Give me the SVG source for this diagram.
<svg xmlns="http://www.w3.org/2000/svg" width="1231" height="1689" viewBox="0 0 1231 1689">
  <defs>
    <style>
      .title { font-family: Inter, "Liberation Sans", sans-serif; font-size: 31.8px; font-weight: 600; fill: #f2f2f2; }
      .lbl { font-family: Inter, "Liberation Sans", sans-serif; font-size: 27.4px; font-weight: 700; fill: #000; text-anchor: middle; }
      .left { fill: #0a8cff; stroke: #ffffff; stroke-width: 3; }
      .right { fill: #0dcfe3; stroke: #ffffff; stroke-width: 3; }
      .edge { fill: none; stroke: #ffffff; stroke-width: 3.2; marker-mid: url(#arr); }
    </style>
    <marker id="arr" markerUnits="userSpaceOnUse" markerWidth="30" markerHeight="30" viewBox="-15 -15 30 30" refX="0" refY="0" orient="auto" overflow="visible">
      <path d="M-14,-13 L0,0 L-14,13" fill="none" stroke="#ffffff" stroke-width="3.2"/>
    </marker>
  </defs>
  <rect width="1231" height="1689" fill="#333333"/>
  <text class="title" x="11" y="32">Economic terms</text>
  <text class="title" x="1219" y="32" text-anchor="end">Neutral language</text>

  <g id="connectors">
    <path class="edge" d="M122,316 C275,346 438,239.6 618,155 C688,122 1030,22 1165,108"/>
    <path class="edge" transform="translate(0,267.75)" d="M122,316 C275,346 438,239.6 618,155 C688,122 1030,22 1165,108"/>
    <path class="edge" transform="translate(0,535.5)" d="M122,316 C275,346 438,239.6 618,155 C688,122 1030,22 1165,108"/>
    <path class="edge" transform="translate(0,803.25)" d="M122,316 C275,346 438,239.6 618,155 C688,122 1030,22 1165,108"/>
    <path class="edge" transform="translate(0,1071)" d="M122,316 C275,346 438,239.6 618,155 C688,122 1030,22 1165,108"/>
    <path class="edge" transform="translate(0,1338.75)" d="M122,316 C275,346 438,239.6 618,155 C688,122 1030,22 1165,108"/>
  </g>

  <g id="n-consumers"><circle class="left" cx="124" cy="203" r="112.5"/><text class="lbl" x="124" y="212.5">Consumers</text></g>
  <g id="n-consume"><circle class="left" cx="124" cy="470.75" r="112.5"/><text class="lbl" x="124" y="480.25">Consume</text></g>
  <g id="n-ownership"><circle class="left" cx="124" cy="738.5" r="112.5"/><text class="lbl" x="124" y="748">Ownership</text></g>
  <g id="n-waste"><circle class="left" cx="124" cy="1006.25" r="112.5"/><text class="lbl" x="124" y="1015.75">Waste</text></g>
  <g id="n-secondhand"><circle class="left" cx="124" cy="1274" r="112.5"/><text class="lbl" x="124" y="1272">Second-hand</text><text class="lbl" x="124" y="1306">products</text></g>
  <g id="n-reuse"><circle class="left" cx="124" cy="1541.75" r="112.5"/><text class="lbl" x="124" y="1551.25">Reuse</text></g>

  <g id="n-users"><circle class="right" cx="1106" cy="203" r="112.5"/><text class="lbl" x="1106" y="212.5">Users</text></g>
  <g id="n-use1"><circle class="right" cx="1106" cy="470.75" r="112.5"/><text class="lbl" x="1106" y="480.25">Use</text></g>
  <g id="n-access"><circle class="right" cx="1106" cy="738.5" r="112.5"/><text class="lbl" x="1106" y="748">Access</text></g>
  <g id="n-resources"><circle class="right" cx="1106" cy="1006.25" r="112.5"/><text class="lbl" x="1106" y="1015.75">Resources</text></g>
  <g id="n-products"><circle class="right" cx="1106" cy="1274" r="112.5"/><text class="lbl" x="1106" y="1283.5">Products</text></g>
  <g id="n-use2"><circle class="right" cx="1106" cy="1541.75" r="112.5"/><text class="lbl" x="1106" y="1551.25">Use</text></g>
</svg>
-------
■ Written request
Write out the material from the first line to the last, exactly.

■ Solution to this task
Give me the SVG source for this diagram.
<svg xmlns="http://www.w3.org/2000/svg" width="1231" height="1689" viewBox="0 0 1231 1689">
  <defs>
    <style>
      .title { font-family: Inter, "Liberation Sans", sans-serif; font-size: 31.8px; font-weight: 600; fill: #f2f2f2; }
      .lbl { font-family: Inter, "Liberation Sans", sans-serif; font-size: 27.4px; font-weight: 700; fill: #000; text-anchor: middle; }
      .left { fill: #0a8cff; stroke: #ffffff; stroke-width: 3; }
      .right { fill: #0dcfe3; stroke: #ffffff; stroke-width: 3; }
      .edge { fill: none; stroke: #ffffff; stroke-width: 3.2; marker-mid: url(#arr); }
    </style>
    <marker id="arr" markerUnits="userSpaceOnUse" markerWidth="30" markerHeight="30" viewBox="-15 -15 30 30" refX="0" refY="0" orient="auto" overflow="visible">
      <path d="M-14,-13 L0,0 L-14,13" fill="none" stroke="#ffffff" stroke-width="3.2"/>
    </marker>
  </defs>
  <rect width="1231" height="1689" fill="#333333"/>
  <text class="title" x="11" y="32">Economic terms</text>
  <text class="title" x="1219" y="32" text-anchor="end">Neutral language</text>

  <g id="connectors">
    <path class="edge" d="M122,316 C275,346 438,239.6 618,155 C688,122 1030,22 1165,108"/>
    <path class="edge" transform="translate(0,267.75)" d="M122,316 C275,346 438,239.6 618,155 C688,122 1030,22 1165,108"/>
    <path class="edge" transform="translate(0,535.5)" d="M122,316 C275,346 438,239.6 618,155 C688,122 1030,22 1165,108"/>
    <path class="edge" transform="translate(0,803.25)" d="M122,316 C275,346 438,239.6 618,155 C688,122 1030,22 1165,108"/>
    <path class="edge" transform="translate(0,1071)" d="M122,316 C275,346 438,239.6 618,155 C688,122 1030,22 1165,108"/>
    <path class="edge" transform="translate(0,1338.75)" d="M122,316 C275,346 438,239.6 618,155 C688,122 1030,22 1165,108"/>
  </g>

  <g id="n-consumers"><circle class="left" cx="124" cy="203" r="112.5"/><text class="lbl" x="124" y="212.5">Consumers</text></g>
  <g id="n-consume"><circle class="left" cx="124" cy="470.75" r="112.5"/><text class="lbl" x="124" y="480.25">Consume</text></g>
  <g id="n-ownership"><circle class="left" cx="124" cy="738.5" r="112.5"/><text class="lbl" x="124" y="748">Ownership</text></g>
  <g id="n-waste"><circle class="left" cx="124" cy="1006.25" r="112.5"/><text class="lbl" x="124" y="1015.75">Waste</text></g>
  <g id="n-secondhand"><circle class="left" cx="124" cy="1274" r="112.5"/><text class="lbl" x="124" y="1272">Second-hand</text><text class="lbl" x="124" y="1306">products</text></g>
  <g id="n-reuse"><circle class="left" cx="124" cy="1541.75" r="112.5"/><text class="lbl" x="124" y="1551.25">Reuse</text></g>

  <g id="n-users"><circle class="right" cx="1106" cy="203" r="112.5"/><text class="lbl" x="1106" y="212.5">Users</text></g>
  <g id="n-use1"><circle class="right" cx="1106" cy="470.75" r="112.5"/><text class="lbl" x="1106" y="480.25">Use</text></g>
  <g id="n-access"><circle class="right" cx="1106" cy="738.5" r="112.5"/><text class="lbl" x="1106" y="748">Access</text></g>
  <g id="n-resources"><circle class="right" cx="1106" cy="1006.25" r="112.5"/><text class="lbl" x="1106" y="1015.75">Resources</text></g>
  <g id="n-products"><circle class="right" cx="1106" cy="1274" r="112.5"/><text class="lbl" x="1106" y="1283.5">Products</text></g>
  <g id="n-use2"><circle class="right" cx="1106" cy="1541.75" r="112.5"/><text class="lbl" x="1106" y="1551.25">Use</text></g>
</svg>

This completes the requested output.